28. A process according to claim 14, wherein said feed contains paraffins having 15 to 40 carbon atoms.

29. A process according to claim 15, wherein the hydrodehydrogenation element is a combination of at least one group VIII, non noble, metal or compound and at least one group VIB metal or compound.

30. A process according to claim 1, wherein said feed has an initial boiling point of at least 280° C.

31. A process according to claim 1, wherein said feed has an initial boiling point of at least 380° C.

32. A process according to claim 1, wherein said feed has a pour point of more than 0° C.

33. A process according to claim 1, wherein after said feed is contacted with said catalyst it has a pour point of below 0° C.
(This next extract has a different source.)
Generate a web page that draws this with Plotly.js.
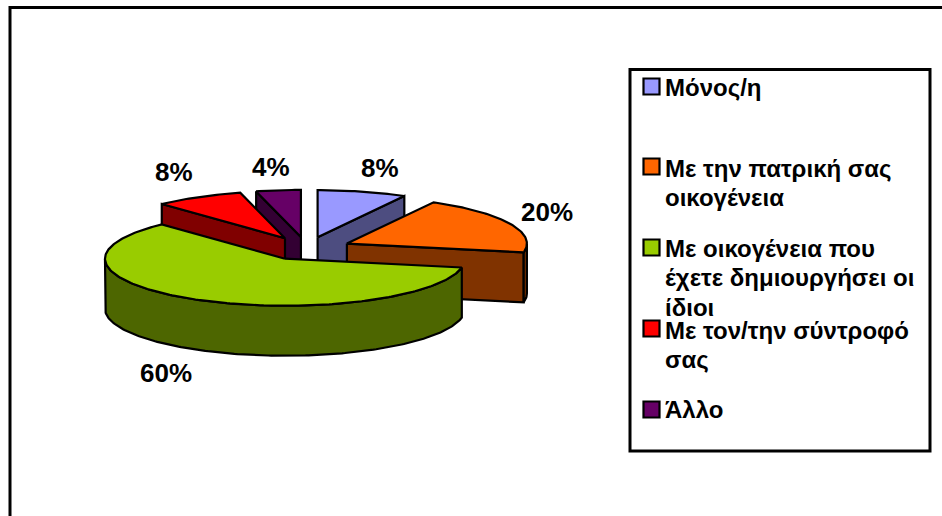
<!DOCTYPE html>
<html>
<head>
<meta charset="utf-8">
<script src="https://cdn.plot.ly/plotly-3.0.1.min.js"></script>
<style>html,body{margin:0;padding:0;background:#fff;overflow:hidden}</style>
</head>
<body>
<div id="chart" style="width:942px;height:516px"></div>
<script>
// Data
const categories = ['Μόνος/η', 'Με την πατρική σας<br>οικογένεια', 'Με οικογένεια που<br>έχετε δημιουργήσει οι<br>ίδιοι', 'Με τον/την σύντροφό<br>σας', 'Άλλο'];
const values = [8, 20, 60, 8, 4];
const topColors = ['#9999FF', '#FF6600', '#99CC00', '#FF0000', '#660066'];
const sideColors = ['#4D4D80', '#803300', '#4D6600', '#800000', '#330033'];
const drawOrder = [4, 3, 0, 1, 2];

// Pie projection
const FONT = 'Liberation Sans, Arial, sans-serif';
const cx = 306.5, cy = 248.5, rx = 180, ry = 47, depth = 50, explode = 0.248;
const labelPos = [[380, 168], [547, 212], [166, 373], [174, 172], [271, 167]];
const legendRows = [[86.5, 87], [166.5, 168], [247.5, 248], [328.5, 330], [409.5, 409]];
const legendLineGap = 29.5;

const total = values.reduce((s, v) => s + v, 0);
const rad = d => d * Math.PI / 180;
let acc = 0;
const slices = values.map((v, i) => {
  const a = acc; acc += v / total * 360; const b = acc; const m = (a + b) / 2;
  return {i, a, b, ax: cx + explode * rx * Math.sin(rad(m)), ay: cy - explode * ry * Math.cos(rad(m))};
});
const pt = (s, d, dz) => [s.ax + rx * Math.sin(rad(d)), s.ay - ry * Math.cos(rad(d)) + (dz || 0)];
function poly(points, fill) {
  const xs = points.map(p => p[0]).concat(points[0][0]);
  const ys = points.map(p => p[1]).concat(points[0][1]);
  return {type: 'scatter', mode: 'lines', x: xs, y: ys, fill: 'toself', fillcolor: fill,
    line: {color: '#000', width: 2.2, shape: 'linear'}, hoverinfo: 'skip', showlegend: false};
}
function arc(s, from, to, dz) {
  const out = [];
  const n = Math.max(2, Math.ceil(to - from));
  for (let k = 0; k <= n; k++) out.push(pt(s, from + (to - from) * k / n, dz));
  return out;
}
const traces = [];
drawOrder.forEach(i => {
  const s = slices[i];
  const apex = [s.ax, s.ay], apexLow = [s.ax, s.ay + depth];
  if (-Math.sin(rad(s.a)) > 1e-6) {
    traces.push(poly([apex, pt(s, s.a), pt(s, s.a, depth), apexLow], sideColors[i]));
  }
  if (Math.sin(rad(s.b)) > 1e-6) {
    traces.push(poly([apex, pt(s, s.b), pt(s, s.b, depth), apexLow], sideColors[i]));
  }
  const f = Math.max(s.a, 90), t = Math.min(s.b, 270);
  if (t > f) {
    traces.push(poly(arc(s, f, t, 0).concat(arc(s, f, t, depth).reverse()), sideColors[i]));
  }
  traces.push(poly([apex].concat(arc(s, s.a, s.b, 0)), topColors[i]));
});

const annotations = [];
values.forEach((v, i) => {
  annotations.push({x: labelPos[i][0], y: labelPos[i][1], xref: 'x', yref: 'y', text: '<b>' + Math.round(v / total * 100) + '%</b>',
    showarrow: false, xanchor: 'center', yanchor: 'middle', font: {family: FONT, size: 26, color: '#000'}});
});
const shapes = [
  {type: 'rect', xref: 'x', yref: 'y', x0: 10, y0: 7.5, x1: 960, y1: 540, line: {color: '#000', width: 3}, fillcolor: 'rgba(0,0,0,0)', layer: 'below'},
  {type: 'rect', xref: 'x', yref: 'y', x0: 630, y0: 69.5, x1: 930, y1: 451, line: {color: '#000', width: 3}, fillcolor: '#fff', layer: 'below'}
];
categories.forEach((c, i) => {
  const [sy, ty] = legendRows[i];
  shapes.push({type: 'rect', xref: 'x', yref: 'y', x0: 643.5, x1: 659.5, y0: sy - 8, y1: sy + 8, fillcolor: topColors[i], line: {color: '#000', width: 2.2}, layer: 'above'});
  c.split('<br>').forEach((line, k) => {
    annotations.push({x: 663, y: ty + k * legendLineGap, xref: 'x', yref: 'y', text: '<b>' + line + '</b>',
      showarrow: false, xanchor: 'left', yanchor: 'middle', align: 'left', font: {family: FONT, size: 24, color: '#000'}});
  });
});

Plotly.newPlot('chart', traces, {
  width: 942, height: 516, margin: {l: 0, r: 0, t: 0, b: 0, pad: 0},
  paper_bgcolor: '#fff', plot_bgcolor: '#fff', showlegend: false,
  xaxis: {range: [0, 942], visible: false, fixedrange: true},
  yaxis: {range: [516, 0], visible: false, fixedrange: true},
  shapes, annotations
}, {displayModeBar: false, staticPlot: true});
</script>
</body>
</html>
34. A process according to claim 1, wherein after said feed is contacted with said catalyst it has a pour point of below −10° C.

35. A process according to claim 1, wherein said feed contains more than 30 wt % of paraffins containing more than 10 carbon atoms.

36. A process according to claim 1, wherein said feed contains more than 60 wt % of paraffins containing more than 10 carbon atoms.